§ REQUIRED WORK
Print the lines starting at the line containing "Rebuild this chart" and ending at the line containing "0.32, 0.14, 0.09]", exactly and in full, without the pictures.

** Begin RECORDS TO PROCESS **

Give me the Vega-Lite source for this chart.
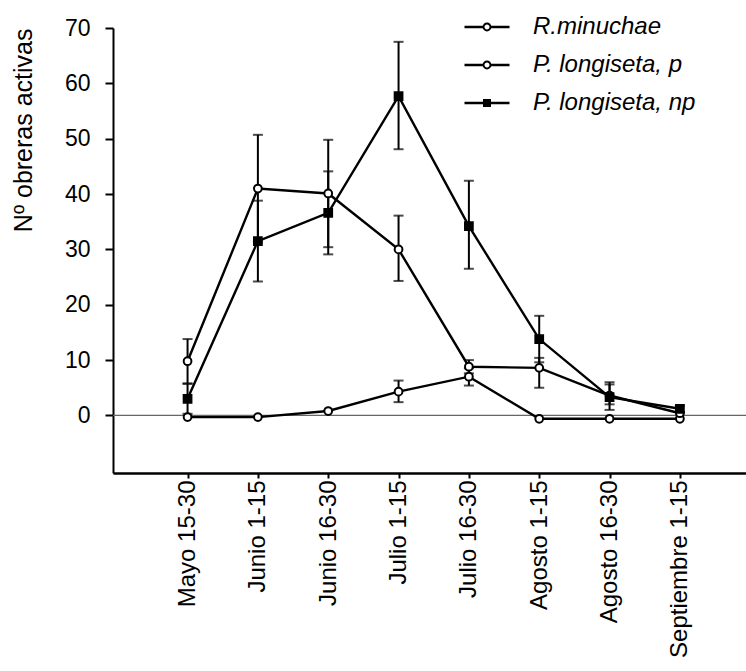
{
  "$schema": "https://vega.github.io/schema/vega-lite/v6.json",
  "width": 633,
  "height": 445,
  "autosize": {"type": "none"},
  "padding": {"left": 113, "top": 28, "right": 0, "bottom": 198},
  "background": "white",
  "config": {
    "view": {"stroke": null},
    "font": "Liberation Sans",
    "axis": {"grid": false, "domainColor": "black", "tickColor": "black", "labelColor": "black", "titleColor": "black", "labelFont": "Liberation Sans", "titleFont": "Liberation Sans"}
  },
  "datasets": {
    "pts": [
      {"period": "Mayo 15-30", "series": "R.minuchae", "value": -0.3},
      {"period": "Junio 1-15", "series": "R.minuchae", "value": -0.3},
      {"period": "Junio 16-30", "series": "R.minuchae", "value": 0.8},
      {"period": "Julio 1-15", "series": "R.minuchae", "value": 4.3},
      {"period": "Julio 16-30", "series": "R.minuchae", "value": 7.0},
      {"period": "Agosto 1-15", "series": "R.minuchae", "value": -0.6},
      {"period": "Agosto 16-30", "series": "R.minuchae", "value": -0.6},
      {"period": "Septiembre 1-15", "series": "R.minuchae", "value": -0.6},
      {"period": "Mayo 15-30", "series": "P. longiseta, p", "value": 9.8},
      {"period": "Junio 1-15", "series": "P. longiseta, p", "value": 41.0},
      {"period": "Junio 16-30", "series": "P. longiseta, p", "value": 40.1},
      {"period": "Julio 1-15", "series": "P. longiseta, p", "value": 30.0},
      {"period": "Julio 16-30", "series": "P. longiseta, p", "value": 8.8},
      {"period": "Agosto 1-15", "series": "P. longiseta, p", "value": 8.6},
      {"period": "Agosto 16-30", "series": "P. longiseta, p", "value": 3.6},
      {"period": "Septiembre 1-15", "series": "P. longiseta, p", "value": 0.4},
      {"period": "Mayo 15-30", "series": "P. longiseta, np", "value": 3.0},
      {"period": "Junio 1-15", "series": "P. longiseta, np", "value": 31.5},
      {"period": "Junio 16-30", "series": "P. longiseta, np", "value": 36.6},
      {"period": "Julio 1-15", "series": "P. longiseta, np", "value": 57.7},
      {"period": "Julio 16-30", "series": "P. longiseta, np", "value": 34.2},
      {"period": "Agosto 1-15", "series": "P. longiseta, np", "value": 13.8},
      {"period": "Agosto 16-30", "series": "P. longiseta, np", "value": 3.3},
      {"period": "Septiembre 1-15", "series": "P. longiseta, np", "value": 1.2}
    ],
    "err": [
      {"period": "Julio 1-15", "series": "R.minuchae", "lo": 2.4, "hi": 6.3},
      {"period": "Julio 16-30", "series": "R.minuchae", "lo": 5.4, "hi": 8.5},
      {"period": "Mayo 15-30", "series": "P. longiseta, p", "lo": 5.8, "hi": 13.8},
      {"period": "Junio 1-15", "series": "P. longiseta, p", "lo": 31.3, "hi": 50.7},
      {"period": "Junio 16-30", "series": "P. longiseta, p", "lo": 30.4, "hi": 49.8},
      {"period": "Julio 1-15", "series": "P. longiseta, p", "lo": 24.3, "hi": 36.1},
      {"period": "Julio 16-30", "series": "P. longiseta, p", "lo": 7.6, "hi": 10.0},
      {"period": "Agosto 1-15", "series": "P. longiseta, p", "lo": 5.0, "hi": 10.4},
      {"period": "Agosto 16-30", "series": "P. longiseta, p", "lo": 2.0, "hi": 5.6},
      {"period": "Mayo 15-30", "series": "P. longiseta, np", "lo": 0.3, "hi": 5.7},
      {"period": "Junio 1-15", "series": "P. longiseta, np", "lo": 24.2, "hi": 38.8},
      {"period": "Junio 16-30", "series": "P. longiseta, np", "lo": 29.1, "hi": 44.1},
      {"period": "Julio 1-15", "series": "P. longiseta, np", "lo": 48.1, "hi": 67.5},
      {"period": "Julio 16-30", "series": "P. longiseta, np", "lo": 26.5, "hi": 42.4},
      {"period": "Agosto 1-15", "series": "P. longiseta, np", "lo": 9.6, "hi": 18.0},
      {"period": "Agosto 16-30", "series": "P. longiseta, np", "lo": 1.0, "hi": 6.0},
      {"period": "Septiembre 1-15", "series": "P. longiseta, np", "lo": 0.6, "hi": 1.8}
    ],
    "zero": [{"y": 0}]
  },
  "encoding": {
    "x": {
      "field": "period", "type": "ordinal",
      "scale": {"type": "point", "padding": 1.05, "align": 0.53, "domain": ["Mayo 15-30", "Junio 1-15", "Junio 16-30", "Julio 1-15", "Julio 16-30", "Agosto 1-15", "Agosto 16-30", "Septiembre 1-15"]},
      "axis": {"title": null, "labelAngle": 270, "labelAlign": "right", "labelBaseline": "middle", "labelFontSize": 24, "labelPadding": 2, "tickSize": 5, "tickWidth": 2, "domainWidth": 2.5}
    }
  },
  "layer": [
    {
      "data": {"name": "zero"},
      "mark": {"type": "rule", "color": "#666666", "strokeWidth": 1.2},
      "encoding": {"x": null, "y": {"field": "y", "type": "quantitative", "scale": {"domain": [-10.4, 70], "nice": false, "zero": false}}}
    },
    {
      "data": {"name": "err"},
      "mark": {"type": "errorbar", "color": "black", "thickness": 2, "ticks": {"size": 10, "thickness": 2, "color": "black"}},
      "encoding": {
        "y": {"field": "lo", "type": "quantitative", "scale": {"domain": [-10.4, 70], "nice": false, "zero": false},
          "axis": {"values": [0, 10, 20, 30, 40, 50, 60, 70], "title": "Nº obreras activas", "titleFontSize": 25, "titleFontWeight": "normal", "titleAnchor": "end", "titlePadding": 28, "labelFontSize": 23, "labelPadding": 15, "tickSize": 8, "tickWidth": 2, "domainWidth": 2}},
        "y2": {"field": "hi"},
        "detail": {"field": "series"}
      }
    },
    {
      "data": {"name": "pts"},
      "mark": {"type": "line", "color": "black", "strokeWidth": 2.4},
      "encoding": {
        "y": {"field": "value", "type": "quantitative"},
        "detail": {"field": "series"}
      }
    },
    {
      "data": {"name": "pts"},
      "mark": {"type": "point", "stroke": "black", "strokeWidth": 2, "opacity": 1, "size": 60},
      "encoding": {
        "y": {"field": "value", "type": "quantitative"},
        "shape": {"field": "series", "type": "nominal", "legend": null, "scale": {"domain": ["R.minuchae", "P. longiseta, p", "P. longiseta, np"], "range": ["circle", "circle", "square"]}},
        "fill": {"field": "series", "type": "nominal", "legend": null, "scale": {"domain": ["R.minuchae", "P. longiseta, p", "P. longiseta, np"], "range": ["white", "white", "black"]}},
        "size": {"field": "series", "type": "nominal", "legend": null, "scale": {"domain": ["R.minuchae", "P. longiseta, p", "P. longiseta, np"], "range": [60, 60, 85]}}
      }
    },
    {
      "data": {"name": "pts"},
      "transform": [{"filter": "false"}],
      "mark": {"type": "point", "filled": true, "color": "black", "opacity": 1, "strokeWidth": 0, "size": 400},
      "encoding": {
        "x": null,
        "shape": {
          "field": "series", "type": "nominal",
          "scale": {"domain": ["R.minuchae", "P. longiseta, p", "P. longiseta, np"],
            "range": [
              "M-2.25,-0.13 L-0.38,-0.13 L-0.38,0.13 L-2.25,0.13 Z M0.38,-0.13 L2.25,-0.13 L2.25,0.13 L0.38,0.13 Z M-0.44,0 A0.44,0.44 0 1,1 0.44,0 A0.44,0.44 0 1,1 -0.44,0 Z M-0.25,0 A0.25,0.25 0 1,0 0.25,0 A0.25,0.25 0 1,0 -0.25,0 Z",
              "M-2.25,-0.13 L-0.38,-0.13 L-0.38,0.13 L-2.25,0.13 Z M0.38,-0.13 L2.25,-0.13 L2.25,0.13 L0.38,0.13 Z M-0.44,0 A0.44,0.44 0 1,1 0.44,0 A0.44,0.44 0 1,1 -0.44,0 Z M-0.25,0 A0.25,0.25 0 1,0 0.25,0 A0.25,0.25 0 1,0 -0.25,0 Z",
              "M-2.25,-0.13 L2.25,-0.13 L2.25,0.13 L-2.25,0.13 Z M-0.4,-0.4 L0.4,-0.4 L0.4,0.4 L-0.4,0.4 Z"
            ]},
          "legend": {"title": null, "orient": "none", "legendX": 362, "legendY": -13, "padding": 0, "symbolSize": 400, "labelFont": "Liberation Sans", "labelFontSize": 24, "labelFontStyle": "italic", "labelColor": "black", "labelOffset": 34, "labelLimit": 0, "rowPadding": 14, "symbolFillColor": "black", "symbolStrokeWidth": 0, "symbolOpacity": 1}
        }
      }
    }
  ],
  "resolve": {"scale": {"shape": "independent", "fill": "independent", "size": "independent"}}
}
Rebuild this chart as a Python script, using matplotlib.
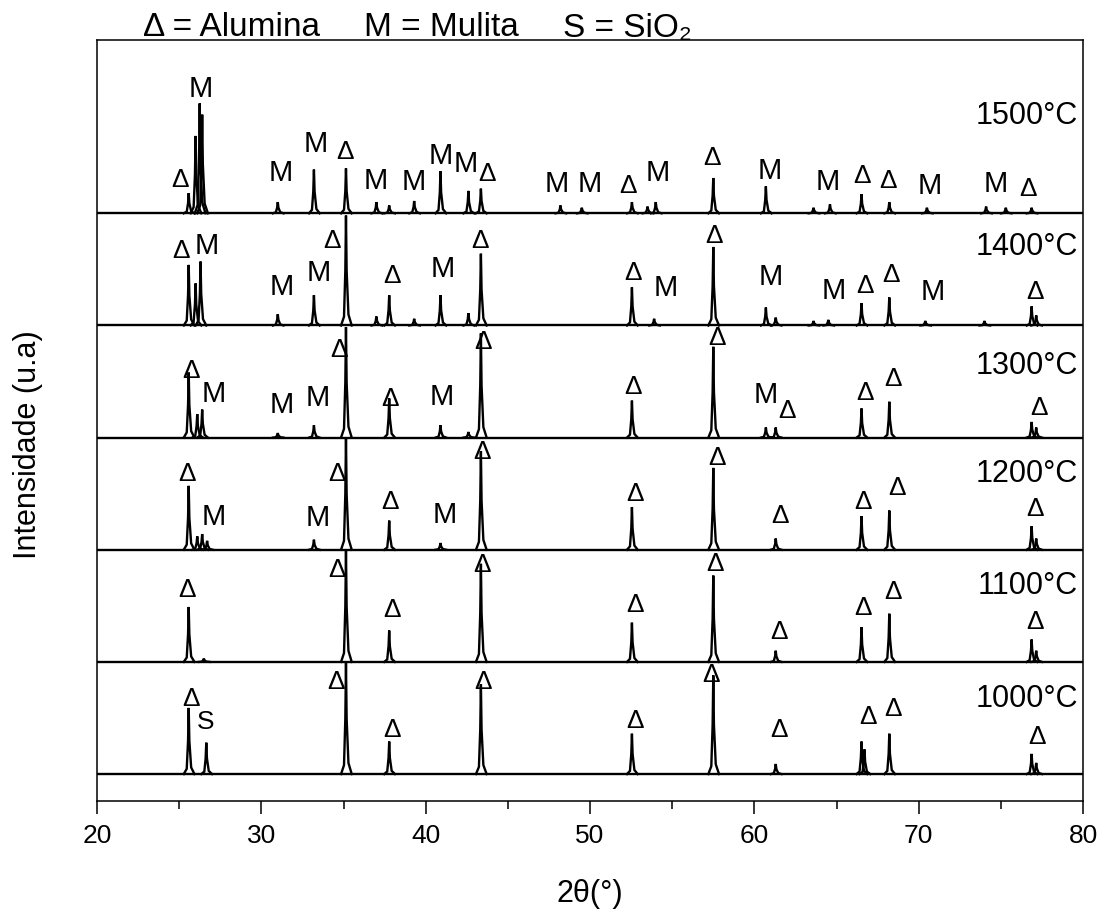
import matplotlib.pyplot as plt
from matplotlib.ticker import MultipleLocator

plt.rcParams['font.family'] = ['Liberation Sans', 'DejaVu Sans']

# --- Data ---
temps = ['1000°C', '1100°C', '1200°C', '1300°C', '1400°C', '1500°C']

# peak positions (2theta) and heights (1 = spacing between patterns)
pos_1000 = [25.58, 26.65, 35.15, 37.78, 43.36, 52.55, 57.50, 61.30, 66.52, 66.70, 68.21, 76.87, 77.15]
h_1000 = [0.59, 0.28, 0.99, 0.29, 0.80, 0.36, 0.88, 0.09, 0.29, 0.22, 0.36, 0.18, 0.10]

pos_1100 = [25.58, 26.50, 35.15, 37.78, 43.36, 52.55, 57.50, 61.30, 66.52, 68.21, 76.87, 77.15]
h_1100 = [0.49, 0.03, 0.99, 0.28, 0.875, 0.35, 0.77, 0.10, 0.31, 0.43, 0.20, 0.10]

pos_1200 = [25.58, 26.10, 26.40, 26.70, 33.20, 35.15, 37.78, 40.90, 43.36, 52.55, 57.50, 61.30, 66.52, 68.21, 76.87, 77.15]
h_1200 = [0.57, 0.12, 0.14, 0.08, 0.09, 1.00, 0.26, 0.06, 0.88, 0.38, 0.73, 0.10, 0.30, 0.35, 0.21, 0.10]

pos_1300 = [25.58, 26.10, 26.40, 31.00, 33.20, 35.15, 37.78, 40.90, 42.60, 43.36, 52.55, 57.50, 60.70, 61.30, 66.52, 68.21, 76.87, 77.15]
h_1300 = [0.58, 0.21, 0.25, 0.04, 0.11, 0.985, 0.35, 0.11, 0.05, 0.93, 0.33, 0.81, 0.09, 0.09, 0.26, 0.32, 0.14, 0.09]

pos_1400 = [25.58, 26.00, 26.30, 31.00, 33.20, 35.15, 37.00, 37.78, 39.30, 40.90, 42.60, 43.36, 52.55, 53.90,
            57.50, 60.70, 61.30, 63.60, 64.50, 66.52, 68.21, 70.40, 74.00, 76.87, 77.15]
h_1400 = [0.54, 0.375, 0.57, 0.10, 0.27, 0.98, 0.08, 0.27, 0.06, 0.27, 0.11, 0.64, 0.34, 0.06,
          0.70, 0.16, 0.07, 0.04, 0.05, 0.20, 0.25, 0.04, 0.04, 0.17, 0.09]

pos_1500 = [25.58, 26.00, 26.25, 26.40, 31.00, 33.20, 35.15, 37.00, 37.78, 39.30, 40.90, 42.60, 43.36, 48.20,
            49.50, 52.55, 53.50, 54.00, 57.50, 60.70, 63.60, 64.60, 66.52, 68.21, 70.50, 74.10, 75.30, 76.87]
h_1500 = [0.18, 0.69, 0.98, 0.88, 0.10, 0.39, 0.40, 0.10, 0.07, 0.11, 0.375, 0.20, 0.22, 0.07,
          0.05, 0.10, 0.06, 0.10, 0.315, 0.24, 0.05, 0.08, 0.17, 0.10, 0.05, 0.06, 0.05, 0.05]

# phase labels: (text, 2theta, height above the pattern baseline)
lab_1000 = [('Δ', 25.70, 0.67), ('S', 26.63, 0.46), ('Δ', 34.54, 0.82), ('Δ', 37.93, 0.39),
            ('Δ', 43.49, 0.82), ('Δ', 52.71, 0.47), ('Δ', 57.39, 0.88), ('Δ', 61.50, 0.39),
            ('Δ', 66.92, 0.51), ('Δ', 68.41, 0.58), ('Δ', 77.20, 0.33)]
lab_1100 = [('Δ', 25.50, 0.64), ('Δ', 34.62, 0.82), ('Δ', 37.93, 0.46), ('Δ', 43.41, 0.86),
            ('Δ', 52.71, 0.51), ('Δ', 57.58, 0.87), ('Δ', 61.50, 0.27), ('Δ', 66.58, 0.48),
            ('Δ', 68.41, 0.625), ('Δ', 77.08, 0.36)]
lab_1200 = [('Δ', 25.50, 0.68), ('M', 27.08, 0.29), ('M', 33.43, 0.28), ('Δ', 34.58, 0.68),
            ('Δ', 37.83, 0.43), ('M', 41.18, 0.31), ('Δ', 43.41, 0.875), ('Δ', 52.71, 0.50),
            ('Δ', 57.70, 0.82), ('Δ', 61.56, 0.30), ('Δ', 66.58, 0.43), ('Δ', 68.65, 0.55),
            ('Δ', 77.08, 0.36)]
lab_1300 = [('Δ', 25.70, 0.59), ('M', 27.08, 0.39), ('M', 31.24, 0.29), ('M', 33.43, 0.35),
            ('Δ', 34.73, 0.78), ('Δ', 37.83, 0.34), ('M', 40.97, 0.36), ('Δ', 43.49, 0.85),
            ('Δ', 52.59, 0.45), ('Δ', 57.70, 0.89), ('M', 60.68, 0.38), ('Δ', 61.99, 0.24),
            ('Δ', 66.74, 0.40), ('Δ', 68.41, 0.52), ('Δ', 77.32, 0.26)]
lab_1400 = [('Δ', 25.09, 0.66), ('M', 26.67, 0.71), ('M', 31.24, 0.34), ('M', 33.51, 0.47),
            ('Δ', 34.30, 0.75), ('Δ', 37.93, 0.44), ('M', 41.06, 0.50), ('Δ', 43.31, 0.75),
            ('Δ', 52.59, 0.47), ('M', 54.61, 0.33), ('Δ', 57.54, 0.80), ('M', 61.01, 0.43),
            ('M', 64.85, 0.31), ('Δ', 66.74, 0.35), ('Δ', 68.29, 0.45), ('M', 70.87, 0.30),
            ('Δ', 77.08, 0.30)]
lab_1500 = [('Δ', 25.05, 0.30), ('M', 26.33, 1.11), ('M', 31.20, 0.36), ('M', 33.33, 0.62),
            ('Δ', 35.09, 0.55), ('M', 36.98, 0.29), ('M', 39.29, 0.28), ('M', 40.93, 0.51),
            ('M', 42.45, 0.44), ('Δ', 43.73, 0.35), ('M', 47.99, 0.26), ('M', 50.00, 0.26),
            ('Δ', 52.31, 0.24), ('M', 54.14, 0.36), ('Δ', 57.42, 0.49), ('M', 60.95, 0.38),
            ('M', 64.48, 0.28), ('Δ', 66.55, 0.33), ('Δ', 68.13, 0.29), ('M', 70.69, 0.24),
            ('M', 74.71, 0.26), ('Δ', 76.65, 0.22)]

# temperature label height above each baseline
temp_y = [0.67, 0.68, 0.68, 0.64, 0.70, 0.87]

# key at the top
key_text = ['Δ = Alumina', 'M = Mulita', 'S = SiO₂']

positions = [pos_1000, pos_1100, pos_1200, pos_1300, pos_1400, pos_1500]
heights = [h_1000, h_1100, h_1200, h_1300, h_1400, h_1500]
labels = [lab_1000, lab_1100, lab_1200, lab_1300, lab_1400, lab_1500]

# --- Plotting ---
fig = plt.figure(figsize=(11.01, 9.10), dpi=100)
ax = fig.add_axes([0.0881, 0.1198, 0.8956, 0.8362])

# spike shape used for every peak (offsets in degrees, fraction of height)
shape_dx = [-0.30, -0.12, -0.04, 0.0, 0.04, 0.15, 0.35]
shape_fy = [0.0, 0.08, 0.5, 1.0, 0.5, 0.1, 0.0]

for i in range(len(temps)):
    off = i
    ax.plot([20, 80], [off, off], color='black', lw=1.7)
    for p, h in zip(positions[i], heights[i]):
        ax.plot([p + d for d in shape_dx], [off + h * f for f in shape_fy],
                color='black', lw=1.7, solid_joinstyle='miter')
    for s, x, y in labels[i]:
        fs = 21 if s == 'M' else 19
        ax.text(x, off + y, s, ha='center', va='center', fontsize=fs)
    ax.text(79.7, off + temp_y[i], temps[i], ha='right', va='center', fontsize=22)

ax.set_xlim(20, 80)
ax.set_ylim(-0.24, 6.545)
ax.set_yticks([])
ax.xaxis.set_major_locator(MultipleLocator(10))
ax.xaxis.set_minor_locator(MultipleLocator(5))
ax.tick_params(axis='x', which='major', direction='out', length=9.5, width=1.1, labelsize=19, pad=7)
ax.tick_params(axis='x', which='minor', direction='out', length=6, width=1.1)
for sp in ax.spines.values():
    sp.set_linewidth(1.1)

ax.set_xlabel('2θ(°)', fontsize=22)
ax.xaxis.set_label_coords(0.5, -0.102)
ax.set_ylabel('Intensidade (u.a)', fontsize=22)
ax.yaxis.set_label_coords(-0.055, 0.468)

# key positions in pixels of the figure
key_px = [143, 364, 563]
for t, px in zip(key_text, key_px):
    fig.text(px / 1101, 1 - 28 / 910, t, fontsize=24, ha='left', va='center')

fig.savefig('out.png', dpi=100)
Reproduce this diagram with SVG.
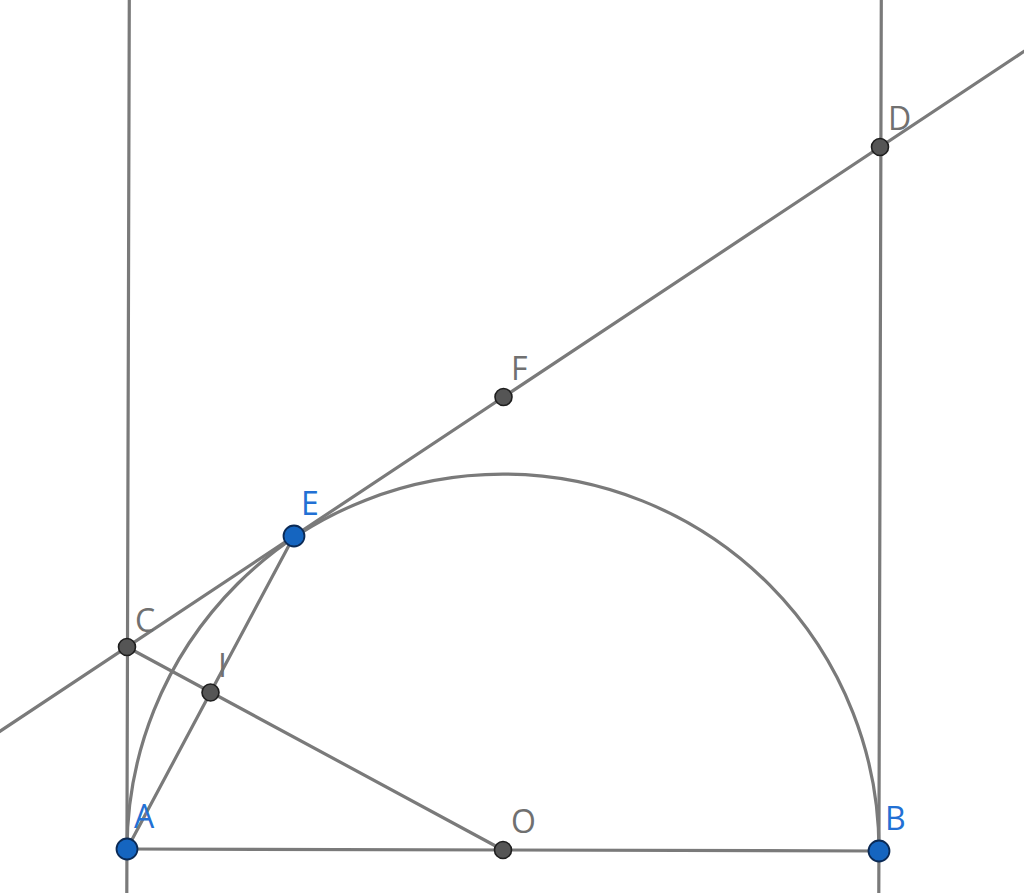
<svg xmlns="http://www.w3.org/2000/svg" width="1024" height="893" viewBox="0 0 1024 893">
<style>
.ln{stroke:#7a7a7a;stroke-width:3.2;fill:none;stroke-linecap:round}
.pt{fill:#555;stroke:#1e1e1e;stroke-width:1.6}
.bp{fill:#1565c0;stroke:#0b2a55;stroke-width:1.8}
.lg{font-family:"Open Sans","Liberation Sans",Arial,sans-serif;font-size:32px;fill:#707070}
.lb{font-family:"Open Sans","Liberation Sans",Arial,sans-serif;font-size:32px;fill:#2270d4}
</style>
<rect width="1024" height="893" fill="#fff"/>
<g id="connectors">
<line class="ln" x1="129.3" y1="-2" x2="126.8" y2="895"/>
<line class="ln" x1="881.3" y1="-2" x2="878.8" y2="895"/>
<line class="ln" x1="127" y1="849" x2="879" y2="851"/>
<line class="ln" x1="-2" y1="732.6" x2="1026" y2="50.1"/>
<path class="ln" d="M127 849 A376 376 0 0 1 879 851"/>
<line class="ln" x1="127" y1="849" x2="294" y2="536"/>
<line class="ln" x1="127" y1="647" x2="503" y2="850"/>
</g>
<g id="node-C"><circle class="pt" cx="127" cy="647" r="8.5"/><text class="lg" x="135" y="632">C</text></g>
<g id="node-I"><circle class="pt" cx="210.5" cy="692.5" r="8.5"/><text class="lg" x="218" y="677">I</text></g>
<g id="node-F"><circle class="pt" cx="503.5" cy="397" r="8.5"/><text class="lg" x="511" y="380">F</text></g>
<g id="node-D"><circle class="pt" cx="880" cy="147" r="8.5"/><text class="lg" x="888" y="130">D</text></g>
<g id="node-O"><circle class="pt" cx="503" cy="850" r="8.5"/><text class="lg" x="511" y="833">O</text></g>
<g id="node-E"><circle class="bp" cx="294" cy="536" r="10.5"/><text class="lb" x="301" y="515">E</text></g>
<g id="node-A"><circle class="bp" cx="127" cy="849" r="10.5"/><text class="lb" x="134" y="828">A</text></g>
<g id="node-B"><circle class="bp" cx="879" cy="851" r="10.5"/><text class="lb" x="885" y="830">B</text></g>
</svg>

** End RECORDS TO PROCESS **

§ FULL RESPONSE
Rebuild this chart as a Python script, using matplotlib.
import matplotlib.pyplot as plt
from matplotlib.ticker import MultipleLocator

plt.rcParams['font.family'] = ['Liberation Sans', 'DejaVu Sans']

# --- Data ---
temps = ['1000°C', '1100°C', '1200°C', '1300°C', '1400°C', '1500°C']

# peak positions (2theta) and heights (1 = spacing between patterns)
pos_1000 = [25.58, 26.65, 35.15, 37.78, 43.36, 52.55, 57.50, 61.30, 66.52, 66.70, 68.21, 76.87, 77.15]
h_1000 = [0.59, 0.28, 0.99, 0.29, 0.80, 0.36, 0.88, 0.09, 0.29, 0.22, 0.36, 0.18, 0.10]

pos_1100 = [25.58, 26.50, 35.15, 37.78, 43.36, 52.55, 57.50, 61.30, 66.52, 68.21, 76.87, 77.15]
h_1100 = [0.49, 0.03, 0.99, 0.28, 0.875, 0.35, 0.77, 0.10, 0.31, 0.43, 0.20, 0.10]

pos_1200 = [25.58, 26.10, 26.40, 26.70, 33.20, 35.15, 37.78, 40.90, 43.36, 52.55, 57.50, 61.30, 66.52, 68.21, 76.87, 77.15]
h_1200 = [0.57, 0.12, 0.14, 0.08, 0.09, 1.00, 0.26, 0.06, 0.88, 0.38, 0.73, 0.10, 0.30, 0.35, 0.21, 0.10]

pos_1300 = [25.58, 26.10, 26.40, 31.00, 33.20, 35.15, 37.78, 40.90, 42.60, 43.36, 52.55, 57.50, 60.70, 61.30, 66.52, 68.21, 76.87, 77.15]
h_1300 = [0.58, 0.21, 0.25, 0.04, 0.11, 0.985, 0.35, 0.11, 0.05, 0.93, 0.33, 0.81, 0.09, 0.09, 0.26, 0.32, 0.14, 0.09]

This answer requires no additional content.